Challenge:
Exactly the lines from the first line of the records to the line holding "import * as" should be duplicated, and nothing more; pictures stay out.

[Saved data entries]
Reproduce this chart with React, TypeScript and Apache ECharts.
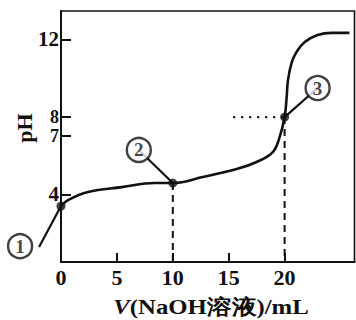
import React, { useEffect, useRef } from "react";
import * as echarts from "echarts";

// Titration curve (V in mL, pH)
const curveV = [0, 0.62, 2.41, 5.45, 8.39, 10, 12.68, 15.71, 17.5, 18.9, 19.5, 20, 20.18, 20.3, 20.63, 21.07, 21.8, 22.95, 24.2, 25.8];
const curvePH = [3.39, 3.7, 4.12, 4.37, 4.58, 4.58, 4.89, 5.3, 5.67, 6.15, 6.85, 7.99, 9.0, 9.9, 10.8, 11.36, 11.87, 12.23, 12.34, 12.34];

// Key points ①②③
const keyV = [0, 10, 20];
const keyPH = [3.39, 4.58, 7.99];
const keyNames = ["1", "2", "3"];
// Annotation circle positions (data coordinates)
const annV = [-3.66, 6.96, 22.95];
const annPH = [1.32, 6.29, 9.49];
// Leader line start positions (data coordinates)
const leadV = [-1.96, 6.96, 22.95];
const leadPH = [1.27, 6.29, 9.49];

const xLabels = [0, 5, 10, 15, 20];
const xTicks = [5, 10, 15, 20];
const yTicks = [4, 7, 8, 12];
const ySmallLabels = [7, 8];
const xMin = 0;
const xMax = 26.25;
const yMin = 0.5;
const yMax = 13.47;
const dottedStartV = 15.4;

const SERIF = "'Liberation Serif', 'DejaVu Serif', serif";
const INK = "#111";

export default function App() {
  const ref = useRef<HTMLDivElement>(null);
  useEffect(() => {
    if (!ref.current) return;
    const chart = echarts.init(ref.current, null, { renderer: "svg" });
    const curve = curveV.map((v, i) => [v, curvePH[i]]);
    chart.setOption({
      animation: false,
      grid: {
        left: 61,
        right: 1.5,
        top: 11,
        bottom: 58,
        show: true,
        borderColor: INK,
        borderWidth: 1.6,
      },
      xAxis: {
        type: "value",
        min: xMin,
        max: xMax,
        splitLine: { show: false },
        axisLine: { lineStyle: { color: INK, width: 2 } },
        axisTick: {
          inside: true,
          length: 9,
          customValues: xTicks,
          lineStyle: { color: INK, width: 2 },
        },
        axisLabel: {
          customValues: xLabels,
          margin: 4,
          color: INK,
          fontFamily: SERIF,
          fontWeight: "bold",
          fontSize: 22,
        },
      },
      yAxis: {
        type: "value",
        min: yMin,
        max: yMax,
        splitLine: { show: false },
        axisLine: { lineStyle: { color: INK, width: 2 } },
        axisTick: {
          inside: true,
          length: 10,
          customValues: yTicks,
          lineStyle: { color: INK, width: 2 },
        },
        axisLabel: {
          customValues: yTicks,
          margin: 2,
          color: INK,
          fontFamily: SERIF,
          fontWeight: "bold",
          fontSize: 21,
          formatter: (v: number) =>
            ySmallLabels.indexOf(v) >= 0 ? `{s|${v}}` : String(v),
          rich: {
            s: {
              fontSize: 18,
              lineHeight: 18,
              fontFamily: SERIF,
              fontWeight: "bold",
              color: INK,
            },
          },
        },
      },
      graphic: [
        {
          type: "text",
          x: 24,
          y: 128,
          rotation: Math.PI / 2,
          style: {
            text: "pH",
            fill: INK,
            font: `bold 22px ${SERIF}`,
            align: "center",
            verticalAlign: "middle",
          },
        },
        {
          type: "text",
          x: 211,
          y: 307,
          scaleX: 1.18,
          style: {
            text: "{i|V}(NaOH溶液)/mL",
            fill: INK,
            font: `bold 21px ${SERIF}`,
            align: "center",
            verticalAlign: "middle",
            rich: {
              i: {
                fontStyle: "italic",
                fontWeight: "bold",
                fontSize: 21,
                fontFamily: SERIF,
                fill: INK,
              },
            },
          },
        },
      ],
      series: [
        {
          type: "line",
          data: curve,
          smooth: 0.4,
          symbol: "none",
          lineStyle: { color: INK, width: 2.6 },
          z: 4,
        },
        {
          type: "line",
          data: [
            [keyV[1], keyPH[1]],
            [keyV[1], yMin],
          ],
          symbol: "none",
          lineStyle: { color: INK, width: 2, type: [7, 5] },
          z: 2,
        },
        {
          type: "line",
          data: [
            [keyV[2], keyPH[2]],
            [keyV[2], yMin],
          ],
          symbol: "none",
          lineStyle: { color: INK, width: 2, type: [7, 5] },
          z: 2,
        },
        {
          type: "line",
          data: [
            [dottedStartV, keyPH[2]],
            [keyV[2], keyPH[2]],
          ],
          symbol: "none",
          lineStyle: { color: INK, width: 2.2, type: [2, 6] },
          z: 2,
        },
        {
          type: "custom",
          clip: false,
          data: keyV.map((v, i) => [leadV[i], leadPH[i], v, keyPH[i]]),
          renderItem: (_p: any, api: any) => {
            const a = api.coord([api.value(0), api.value(1)]);
            const b = api.coord([api.value(2), api.value(3)]);
            return {
              type: "line",
              shape: { x1: a[0], y1: a[1], x2: b[0], y2: b[1] },
              style: { stroke: INK, lineWidth: 2.2 },
            };
          },
          z: 3,
        },
        {
          type: "scatter",
          data: keyV.map((v, i) => [v, keyPH[i]]),
          symbol: "circle",
          symbolSize: 9,
          itemStyle: { color: INK },
          z: 5,
        },
        {
          type: "scatter",
          clip: false,
          data: annV.map((v, i) => ({ value: [v, annPH[i]], name: keyNames[i] })),
          symbol: "circle",
          symbolSize: 24,
          itemStyle: { color: "#fff", borderColor: INK, borderWidth: 2.4 },
          label: {
            show: true,
            position: "inside",
            formatter: (p: any) => p.name,
            color: INK,
            textBorderWidth: 0,
            fontFamily: SERIF,
            fontWeight: "bold",
            fontSize: 19,
          },
          z: 6,
        },
      ],
    });
    return () => chart.dispose();
  }, []);
  return (
    <div
      ref={ref}
      style={{ position: "absolute", left: 0, top: 0, width: 356, height: 320 }}
    />
  );
}
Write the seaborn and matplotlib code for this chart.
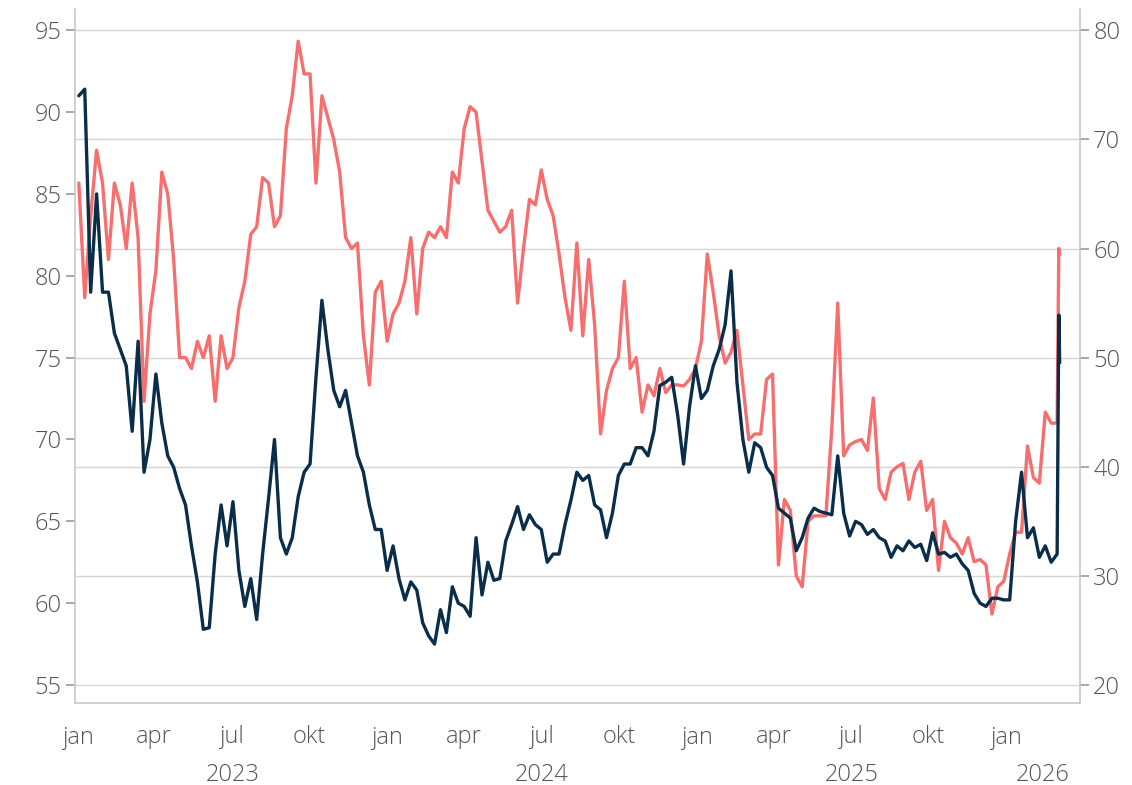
import pandas as pd
import matplotlib
matplotlib.use("Agg")
import matplotlib.pyplot as plt
import matplotlib.dates as mdates
import matplotlib.transforms as mtransforms
from matplotlib.ticker import FuncFormatter
import seaborn as sns

# weekly readings (mondays) plus the two last days
week_dates = list(pd.date_range("2023-01-02", periods=166, freq="7D"))
extra_dates = [pd.Timestamp("2026-03-04"), pd.Timestamp("2026-03-05")]

# dark line, left axis
navy_vals = [
    91, 91.4, 79, 85, 79, 79, 76.5, 75.5, 74.5, 70.5,
    76, 68, 70, 74, 71, 69, 68.3, 67, 66, 63.5,
    61.3, 58.4, 58.5, 63, 66, 63.5, 66.2, 62, 59.8, 61.5,
    59, 63, 66.4, 70, 64, 63, 64, 66.5, 68, 68.5,
    73.8, 78.5, 75.5, 73, 72, 73, 71, 69, 68, 66,
    64.5, 64.5, 62, 63.5, 61.5, 60.2, 61.3, 60.8, 58.8, 58,
    57.5, 59.6, 58.2, 61, 60, 59.8, 59.2, 64, 60.5, 62.5,
    61.4, 61.5, 63.8, 64.8, 65.9, 64.5, 65.4, 64.8, 64.5, 62.5,
    63, 63, 64.8, 66.3, 68, 67.5, 67.8, 66, 65.7, 64,
    65.5, 67.8, 68.5, 68.5, 69.5, 69.5, 69, 70.5, 73.3, 73.5,
    73.8, 71.5, 68.5, 72, 74.5, 72.5, 73, 74.5, 75.5, 77,
    80.3, 73.5, 70, 68, 69.8, 69.5, 68.3, 67.8, 65.8, 65.5,
    65.2, 63.2, 64, 65.2, 65.8, 65.6, 65.5, 65.4, 69, 65.5,
    64.1, 65, 64.8, 64.2, 64.5, 64, 63.8, 62.8, 63.5, 63.2,
    63.8, 63.4, 63.6, 62.6, 64.3, 63, 63.1, 62.8, 63, 62.4,
    62, 60.6, 60, 59.8, 60.3, 60.3, 60.2, 60.2, 65, 68,
    64, 64.6, 62.8, 63.5, 62.5, 63,
    77.6, 74.7,
]

# coral line, right axis
red_vals = [
    66, 55.5, 63, 69, 66, 59, 66, 64, 60, 66,
    61, 46, 54, 58, 67, 65, 59, 50, 50, 49,
    51.5, 50, 52, 46, 52, 49, 50, 54.6, 57, 61.3,
    62, 66.5, 66, 62, 63, 71, 74, 79, 76, 76,
    66, 74, 72, 70, 67, 61, 60, 60.5, 52, 47.5,
    56, 57, 51.5, 54, 55, 57, 61, 54, 60, 61.5,
    61, 62, 61, 67, 66, 71, 73, 72.5, 68, 63.5,
    62.5, 61.5, 62, 63.5, 55, 60, 64.5, 64, 67.2, 64.5,
    63, 59.5, 55.5, 52.5, 60.5, 52, 59, 53, 43, 47,
    49, 50, 57, 49, 50, 45, 47.5, 46.5, 49, 46.8,
    47.5, 47.5, 47.4, 48, 49, 51.5, 59.5, 56, 52, 49.5,
    50.5, 52.5, 47.5, 42.5, 43, 43, 48, 48.5, 31, 37,
    36, 30, 29, 35, 35.5, 35.5, 35.5, 43.5, 55, 41,
    42, 42.3, 42.5, 41.5, 46.3, 38, 37, 39.5, 40, 40.3,
    37, 39.5, 40.5, 36, 37, 30.5, 35, 33.5, 33, 32,
    33.5, 31.3, 31.5, 31, 26.5, 29, 29.5, 32, 34, 34,
    41.9, 39, 38.5, 45, 44, 44,
    60, 59.5,
]

left_ticks = [55, 60, 65, 70, 75, 80, 85, 90, 95]
right_ticks = [20, 30, 40, 50, 60, 70, 80]
month_names = {1: "jan", 4: "apr", 7: "jul", 10: "okt"}
years = [2023, 2024, 2025, 2026]

NAVY = "#0a2e4a"
RED = "#f76e6e"
TXT = "#555555"
FS = 17

sns.set_theme(style="white")
plt.rcParams["font.family"] = ["Open Sans", "DejaVu Sans"]
plt.rcParams["font.weight"] = "light"

df = pd.DataFrame({"date": week_dates + extra_dates, "navy": navy_vals, "red": red_vals})

fig = plt.figure(figsize=(11.32, 7.85), dpi=100)
ax = fig.add_axes([75 / 1132, 82 / 785, 1005 / 1132, 694 / 785])
ax2 = ax.twinx()

sns.lineplot(data=df, x="date", y="red", ax=ax2, color=RED, linewidth=2.4)
sns.lineplot(data=df, x="date", y="navy", ax=ax, color=NAVY, linewidth=2.4)

# dark line drawn over the coral one
ax.set_zorder(ax2.get_zorder() + 1)
ax.patch.set_visible(False)

ax.set_xlim(pd.Timestamp("2022-12-28 12:00"), pd.Timestamp("2026-03-29"))
ax.set_ylim(53.9, 96.3)
ax2.set_ylim(18.35, 81.95)
ax.set_xlabel("")
ax.set_ylabel("")
ax2.set_ylabel("")

# grid from the right axis
ax.grid(False)
ax2.grid(axis="y", color="#d6d6d6", linewidth=1.0)
ax2.grid(axis="x", visible=False)

for s in ["top"]:
    ax.spines[s].set_visible(False)
    ax2.spines[s].set_visible(False)
for s in ["left", "bottom"]:
    ax2.spines[s].set_visible(False)
ax.spines["right"].set_visible(False)
for sp in [ax.spines["left"], ax.spines["bottom"], ax2.spines["right"]]:
    sp.set_color("#c4c4c4")
    sp.set_linewidth(1.1)

ax.set_yticks(left_ticks)
ax2.set_yticks(right_ticks)
ax.tick_params(axis="y", length=6.5, width=1.2, color="#9a9a9a", pad=3,
               labelsize=FS, labelcolor=TXT)
ax2.tick_params(axis="y", length=6.5, width=1.2, color="#9a9a9a", pad=3,
                labelsize=FS, labelcolor=TXT)

fmt = FuncFormatter(lambda v, p: month_names.get(mdates.num2date(v).month, ""))
ax.xaxis.set_major_locator(mdates.MonthLocator(bymonth=[1]))
ax.xaxis.set_minor_locator(mdates.MonthLocator(bymonth=[4, 7, 10]))
ax.xaxis.set_major_formatter(fmt)
ax.xaxis.set_minor_formatter(fmt)
ax.tick_params(axis="x", which="major", length=7.5, width=1.3, color="#444444",
               pad=9, labelsize=FS, labelcolor=TXT)
ax.tick_params(axis="x", which="minor", length=3.5, width=1.3, color="#777777",
               pad=12.5, labelsize=FS, labelcolor=TXT)

# year labels centred under the visible part of each year
trans = mtransforms.blended_transform_factory(ax.transData, ax.transAxes)
x0, x1 = ax.get_xlim()
for yr in years:
    a = max(mdates.date2num(pd.Timestamp(f"{yr}-01-01")), x0)
    b = min(mdates.date2num(pd.Timestamp(f"{yr + 1}-01-01")), x1)
    ax.text((a + b) / 2, -0.104, str(yr), transform=trans, ha="center",
            va="center", fontsize=FS, color=TXT)

fig.savefig("out.png", dpi=100)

Exercise response:
Reproduce this chart with React, TypeScript and Apache ECharts.
import React, { useEffect, useRef } from "react";
import * as echarts from "echarts";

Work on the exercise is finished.